GRANTS PASS, Ore. – The company that bought the first timber in a national forest roadless area since the Bush administration eased logging rules agreed Friday not to start felling trees until after a federal judge hears arguments in a lawsuit challenging the new policy.
Silver Creek Timber Co. of Merlin, which had been planning to start work as soon as Monday, made the agreement in a letter to lawyers for the U.S. Department of Justice and the Oregon attorney general’s office.
“That gives us time to present the issues to the court in a reasoned manner and have the court consider them,” said Kristen Boyles, a lawyer for Earthjustice, an environmental public interest law firm in Seattle. “That’s good news for roadless areas in Oregon.”
Silver Creek has preliminary work to do, such as upgrading existing logging roads outside the roadless area and removing trees that pose a hazard to helicopter logging operations, and is not making any concession to those who are trying to stop the logging, said attorney Scott Horngren of Portland, who represents Silver Creek.

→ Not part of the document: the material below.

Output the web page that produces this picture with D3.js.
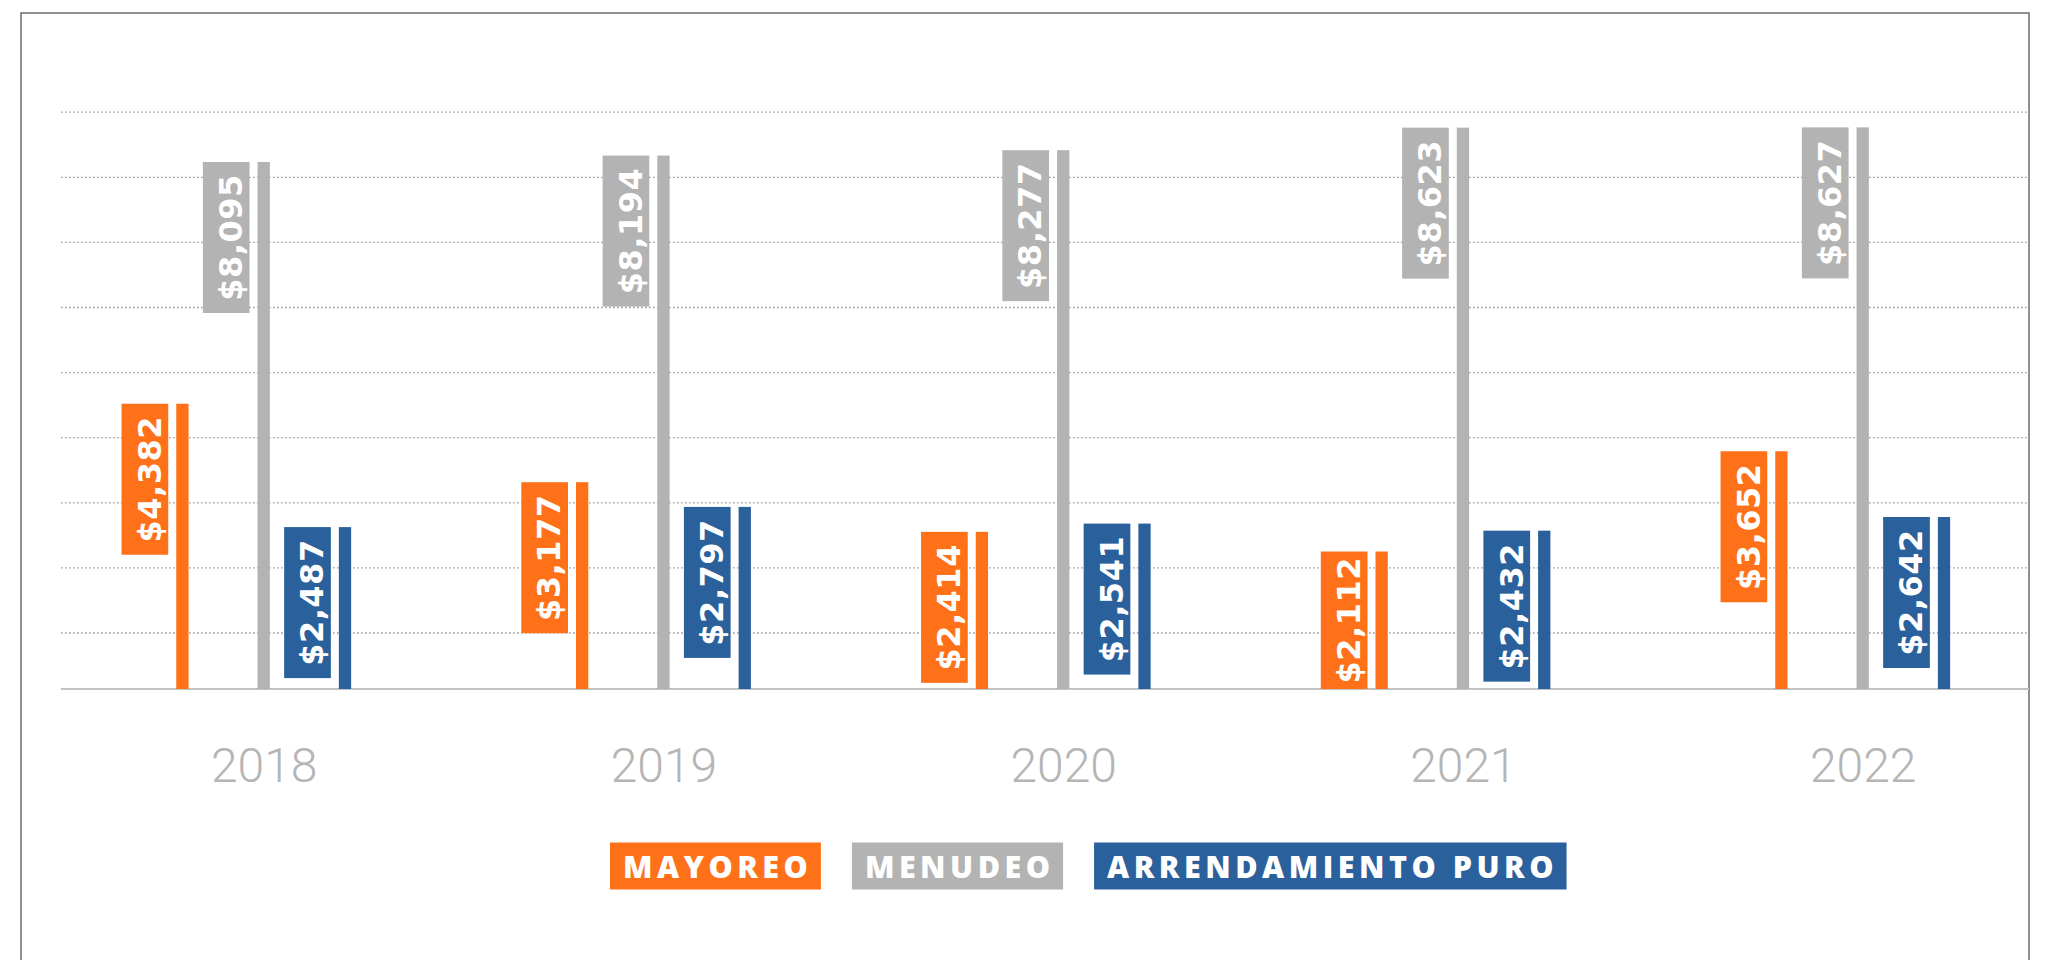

Silver Creek owner John West had said last week that he would be ready Monday to start logging the Mike’s Gulch timber sale on the Rogue River-Siskiyou National Forest in southwestern Oregon.
He has yet to post the $30,000 bond required to start working, and has until July 27 to do so, said Forest Service spokeswoman Patty Burel.
West agreed to pay $300,052 for the 9 million board feet of timber in the South Kalmiopsis Roadless area of the Rogue River-Siskiyou, which also burned in the Biscuit fire.
Conservation groups and the states of Oregon, Washington, California and New Mexico have a joint hearing Aug. 1 before a federal judge in San Francisco to present arguments in their respective lawsuits challenging the validity of a Bush administration overhaul of rules for logging in roadless areas.